My main worry was a simple question: am I happy?
Never was a simpler question spoken so often by so many.
A few years ago, I knew I wasn’t happy. I had just finished my doctorate and it took a lot more out of me than most people realised. In fact, it broke me entirely. My health was in a terrible state, both mentally and physically, and my relationships with friends and family had been shamefully neglected. I had created so much mental stress in getting that piece of paper that all of my self worth was invested in its successful acquisition. I never suspected that, at the end, I would not feel satisfied.
I was taught in school that working hard would allow me to go to a good University and that working hard at University would allow me to get a good job. If I climbed the ladder of success, I would one day get the prize at the top and generally live happily ever after.
“You can all be whatever you want to be, as long as you work your hardest,” the teachers told me in school but I was never convinced and tended to coast whenever possible … until I failed my second year of University.
I’d had many opportunities in life and had been pretty horrible about them. My parents had loved me and worked hard to give me as many advantages as possible. I’d been blessed with some artistic talent, I was good at sports and I was pretty clever. It’s hard to look back at that kind of start in life and not think what a lucky little shit I was. And yet … I coasted. I took it all for granted and it eventually caught up with me.
Thankfully, failing that year forced me to reflect on who I was and who I wanted to be. After that, I really tried to make the most of what I had.
Perhaps that was the golden era. I was happy with who I was and had a specific goal I was working toward: the goal my teachers had always taught me to reach for, “Work hard in your education and the world will be your oyster.” But the problem with climbing the ladder of success is that there is nothing up there but more ladder.
At the end of my University career I had lots of great offers to work in fancy places but none of that excited me. In fact, it made me miserable. I realised I would never reach a level of success that would satisfy me. Once again, there were amazing opportunities before me, but I was unhappy. What an ungrateful little shit I was.
I couldn’t help it though. All I kept thinking about was that question, “Am I happy?”
And the answer was, “No.”
It’s hard to know what will make you happy. Just because someone else might love something does not mean you will, and just because someone else thinks they’d be happy in your situation doesn’t mean you have to be. I’d spent most of my life focussed on the external aspects of who I was, working hard to make myself into someone that others would expect to be happy. In reality I didn’t know who I was or what would make me happy because I’d not spent the time developing that internal self-awareness. I only knew how I must seem to others, not how I actually was inside.
So there was the problem: developing that self-awareness to discover who I was inside and what really made me happy. I decided a good start would be spending time on things that I’d always assumed I enjoyed and examine if I actually did enjoy them.
Not wanting to do things by halves, I decided to spend a year’s worth of free time dedicated exclusively to each of my hobbies in turn.

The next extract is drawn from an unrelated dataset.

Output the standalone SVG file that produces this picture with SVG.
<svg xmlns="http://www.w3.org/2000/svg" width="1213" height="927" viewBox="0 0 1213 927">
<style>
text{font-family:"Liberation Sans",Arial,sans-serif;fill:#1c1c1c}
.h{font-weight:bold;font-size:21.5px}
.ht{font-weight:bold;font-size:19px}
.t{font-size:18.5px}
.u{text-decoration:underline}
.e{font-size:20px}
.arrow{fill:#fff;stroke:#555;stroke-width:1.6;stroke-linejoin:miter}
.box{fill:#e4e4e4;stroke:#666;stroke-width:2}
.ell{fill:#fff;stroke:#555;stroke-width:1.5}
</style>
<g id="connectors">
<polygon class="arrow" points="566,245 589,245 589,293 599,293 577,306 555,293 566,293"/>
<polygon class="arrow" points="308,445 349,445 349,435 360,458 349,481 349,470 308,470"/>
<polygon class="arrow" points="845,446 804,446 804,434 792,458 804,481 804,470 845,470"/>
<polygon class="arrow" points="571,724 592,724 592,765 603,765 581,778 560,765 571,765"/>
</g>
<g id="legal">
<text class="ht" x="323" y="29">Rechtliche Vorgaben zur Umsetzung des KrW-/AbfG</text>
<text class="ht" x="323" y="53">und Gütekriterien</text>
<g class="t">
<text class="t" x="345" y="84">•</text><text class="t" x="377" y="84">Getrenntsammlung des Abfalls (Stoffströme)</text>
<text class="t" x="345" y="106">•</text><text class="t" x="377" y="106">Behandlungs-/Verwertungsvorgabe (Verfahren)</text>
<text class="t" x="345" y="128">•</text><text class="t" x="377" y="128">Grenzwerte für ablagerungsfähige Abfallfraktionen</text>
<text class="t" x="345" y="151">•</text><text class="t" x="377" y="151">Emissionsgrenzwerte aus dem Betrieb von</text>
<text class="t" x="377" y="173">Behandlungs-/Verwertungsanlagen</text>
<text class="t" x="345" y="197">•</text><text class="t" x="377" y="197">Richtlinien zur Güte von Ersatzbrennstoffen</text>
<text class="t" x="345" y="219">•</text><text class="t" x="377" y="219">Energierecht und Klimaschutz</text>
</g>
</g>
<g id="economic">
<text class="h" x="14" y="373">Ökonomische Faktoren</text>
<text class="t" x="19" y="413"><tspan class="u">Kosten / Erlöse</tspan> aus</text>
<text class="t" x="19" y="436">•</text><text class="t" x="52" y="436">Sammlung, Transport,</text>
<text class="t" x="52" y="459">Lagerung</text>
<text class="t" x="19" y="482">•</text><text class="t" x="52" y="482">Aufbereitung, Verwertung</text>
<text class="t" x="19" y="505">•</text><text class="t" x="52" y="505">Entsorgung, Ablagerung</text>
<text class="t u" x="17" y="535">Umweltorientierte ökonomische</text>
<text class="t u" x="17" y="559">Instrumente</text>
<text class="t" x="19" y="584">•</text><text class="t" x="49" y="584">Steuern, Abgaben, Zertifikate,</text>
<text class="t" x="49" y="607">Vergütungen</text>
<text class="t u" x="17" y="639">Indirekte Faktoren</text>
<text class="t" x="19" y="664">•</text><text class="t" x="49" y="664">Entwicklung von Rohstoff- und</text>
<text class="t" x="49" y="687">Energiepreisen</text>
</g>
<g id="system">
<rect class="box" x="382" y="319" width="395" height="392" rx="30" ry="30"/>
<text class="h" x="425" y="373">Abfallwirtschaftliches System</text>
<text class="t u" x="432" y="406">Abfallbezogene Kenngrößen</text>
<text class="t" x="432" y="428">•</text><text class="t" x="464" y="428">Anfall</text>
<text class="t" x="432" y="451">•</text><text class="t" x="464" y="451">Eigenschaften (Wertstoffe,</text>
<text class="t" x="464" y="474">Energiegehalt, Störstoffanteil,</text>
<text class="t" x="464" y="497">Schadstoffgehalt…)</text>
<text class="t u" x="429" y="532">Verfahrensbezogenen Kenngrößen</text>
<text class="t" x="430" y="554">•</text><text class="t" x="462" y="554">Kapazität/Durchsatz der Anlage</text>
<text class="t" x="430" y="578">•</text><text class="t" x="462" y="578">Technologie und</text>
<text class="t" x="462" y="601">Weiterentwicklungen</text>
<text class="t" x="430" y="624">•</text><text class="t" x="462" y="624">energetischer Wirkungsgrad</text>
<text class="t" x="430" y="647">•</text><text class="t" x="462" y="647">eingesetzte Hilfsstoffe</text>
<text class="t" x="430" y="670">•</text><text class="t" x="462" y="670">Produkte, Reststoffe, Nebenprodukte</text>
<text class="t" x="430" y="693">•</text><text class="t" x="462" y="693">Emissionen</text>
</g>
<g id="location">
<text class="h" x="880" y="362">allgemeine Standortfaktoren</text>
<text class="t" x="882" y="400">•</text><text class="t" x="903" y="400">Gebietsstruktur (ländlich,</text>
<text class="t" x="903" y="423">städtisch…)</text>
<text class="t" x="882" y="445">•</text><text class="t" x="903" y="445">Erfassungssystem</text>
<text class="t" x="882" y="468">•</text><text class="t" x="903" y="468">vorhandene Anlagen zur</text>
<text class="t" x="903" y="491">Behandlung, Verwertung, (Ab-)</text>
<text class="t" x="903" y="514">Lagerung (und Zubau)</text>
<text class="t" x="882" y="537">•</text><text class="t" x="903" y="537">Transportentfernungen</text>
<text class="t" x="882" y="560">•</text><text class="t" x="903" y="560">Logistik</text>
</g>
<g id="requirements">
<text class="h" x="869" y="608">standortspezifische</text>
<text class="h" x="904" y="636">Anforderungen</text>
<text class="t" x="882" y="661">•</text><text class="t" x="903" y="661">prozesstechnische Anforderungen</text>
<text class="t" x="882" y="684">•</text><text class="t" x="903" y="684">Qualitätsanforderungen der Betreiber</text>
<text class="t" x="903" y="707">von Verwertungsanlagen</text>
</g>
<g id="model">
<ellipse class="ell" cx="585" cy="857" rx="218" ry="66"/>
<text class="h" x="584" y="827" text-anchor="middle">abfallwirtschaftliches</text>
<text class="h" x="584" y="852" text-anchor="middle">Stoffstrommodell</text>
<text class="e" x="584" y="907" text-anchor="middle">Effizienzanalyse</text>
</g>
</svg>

The first year was spent on visual effects. I learned a lot and got to a decently accomplished level (for a self-taught amateur). The next year was supposed to be dedicated to writing and that is how this website began. However, you may have noticed that after two good months of regular writing, the website stopped being updated. There are two reasons for this.

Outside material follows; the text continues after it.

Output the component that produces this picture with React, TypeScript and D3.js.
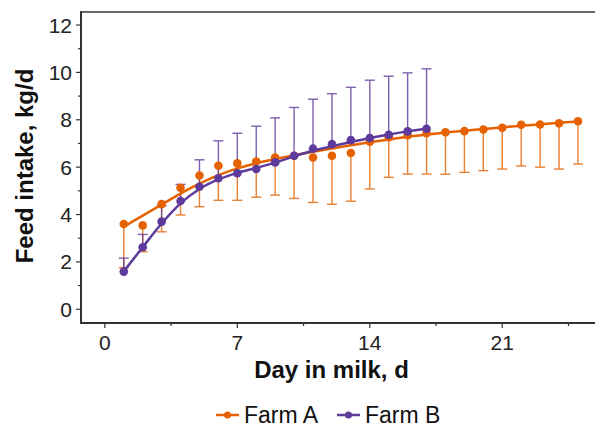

The first reason is that my year of visual effects actually paid off and during my supposed year of writing I was involved in making a few music videos for bands whom I greatly admired.

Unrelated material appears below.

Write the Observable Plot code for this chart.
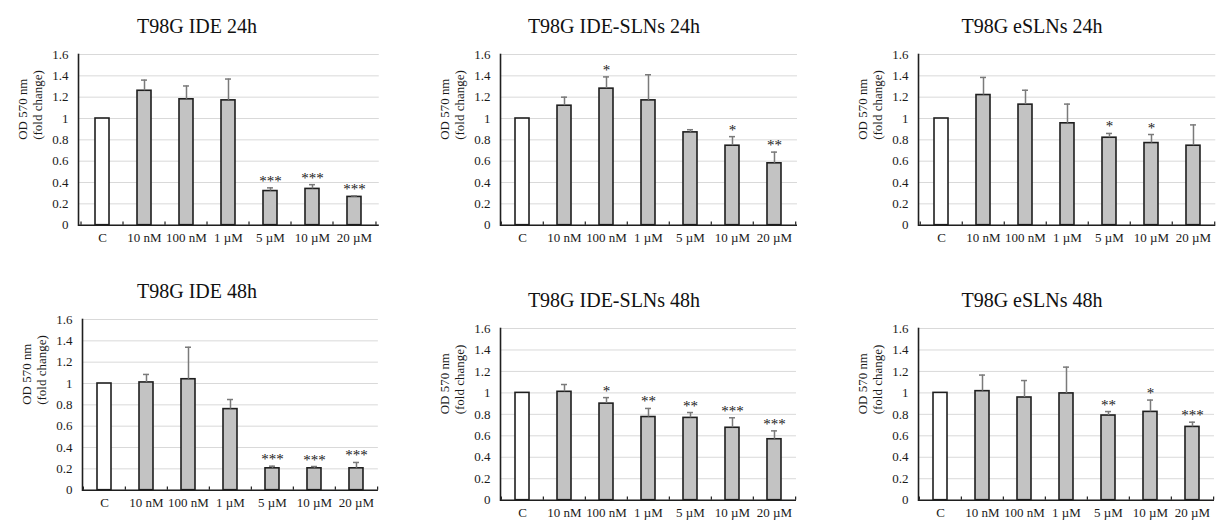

The second reason is that a childhood friend passed away and I started writing a story to deal with my feelings about it. However, without being able to resolve my feelings, I could not resolve the story, yet I couldn’t bring myself to abandon it and start another.
My year of writing ended up being less productive than I’d hoped, but I did close things by successfully taking part in National Novel Writing Month. I enjoyed this experience immensely and was gratified to have achieved some small level of success. However, I wanted to move on to other things to see if they made me happier still.
That led to my year of music. This was my biggest failure. My musical abilities only improved to the point of creating some hymn arrangements for a friend’s wedding. Although I was very pleased with how they came out, it didn’t seem like a lot to show for what had been a year of work. My motivations to take my music further got a severe hit from this and it shocked me.
That takes us to the present. This website has been a bit neglected and this year was supposed to be the year of coding, but … I find myself lacking the motivation for that as well. I love music and coding, but they’re not what I want to do with my time right now. I keep finding my mind drifting back to things I could be writing or visual effects I could be producing. Perhaps the photography, coding, web design and drawing years will have to be put on hold for a while. Maybe someday I’ll really want to make one of them my top priority but, whatever I do, I must choose things that fit my check list for happy activities:
- I must look forward to doing it.
- I must feel good about myself while I do it.
- I must be excited when I think about it later.
I suppose those three statements are really just an expansion of that original question: am I happy?
There is a part of me that feels I have achieved something monumental by simply knowing what I want to do. I realise I am blessed to even have that choice, but knowing exactly what I want is the part that satisfies me. I plan on dropping my strict use of time now. I no longer need to prove anything to myself. I know the things I love to do and although I see myself spending most of my time writing, I know I will spend some of it on other things as well. Now I can be free of the doubt that I’m only doing those things because I think I should. Now I know that I’m doing them because it’s what I really want.
When I think back to the question, it doesn’t scare me the way it once did.
Am I happy? At least for now, I think I can say, “Yes,” and that is definitely something to be happy about.